In The Pit… begins punchy and gallops pretty much all the way through. There are few distinct commonalities the band can be faulted with for having with their contemporaries of the same genre: the nasally, angsty singing, grinding riffs, grungy bridges. It’s to be expected and it’s welcomed when those traits don’t overbear the album. With quality bands, those traits also showcase professionalism and talent. The package of songs they have here are loud, yet controlled. They are also more than loud. In “Through the Dirt and the Gravel,” there’s almost a bit of Walkmen style crooning and swaying between the big moments. And this is not enough of a likeness to really draw comparisons between those bands. Jetpacks definitely have their unique style.

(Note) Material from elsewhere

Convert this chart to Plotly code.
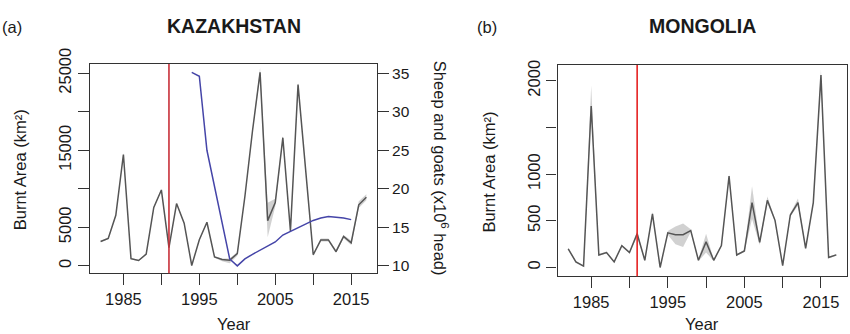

The timing and artful hesitation of “Act on Impulse” is another example of what sets them apart. It feels like a song that may have come from the mid nineties-especially when the singing comes in—but it is full of subtle surprises. “Hard To Remember” has a great melody, but it may be a bit too much. Too much angst, too whiny. High school will love, perhaps make it their anthem. But those who are old enough to have heard this before, have heard this before. The lyrics are clever though: “I cover my tracks well/pay attention to detail has a nice ring to it.

In The Pit.. is not a great album, in that after a few heavy punches, several tracks kind of meander. There is a want that carries where the expectation of that one “big moment” track builds. “Sore Thumb” seems to be that song, but doesn’t quite live up to that expectation. Expectations aside, it is a decent song. There’s a hollow sound, as if the singing is coming from down a long hallway,  that all of a sudden erupts. Nice touch.

“Pear Tree” ends the album with that bang, but by the end is overly-expected. Perhaps In The Pit… only fails in it’s predictability. It has such beautiful nuances though, which keep it in the air. The chances that this band takes keeps them fresh. To say that the album picks up where These Four Walls left off is to say that they sound too much alike and that Jetpacks haven’t quite evolved. But they’re young and talented. Give ’em time.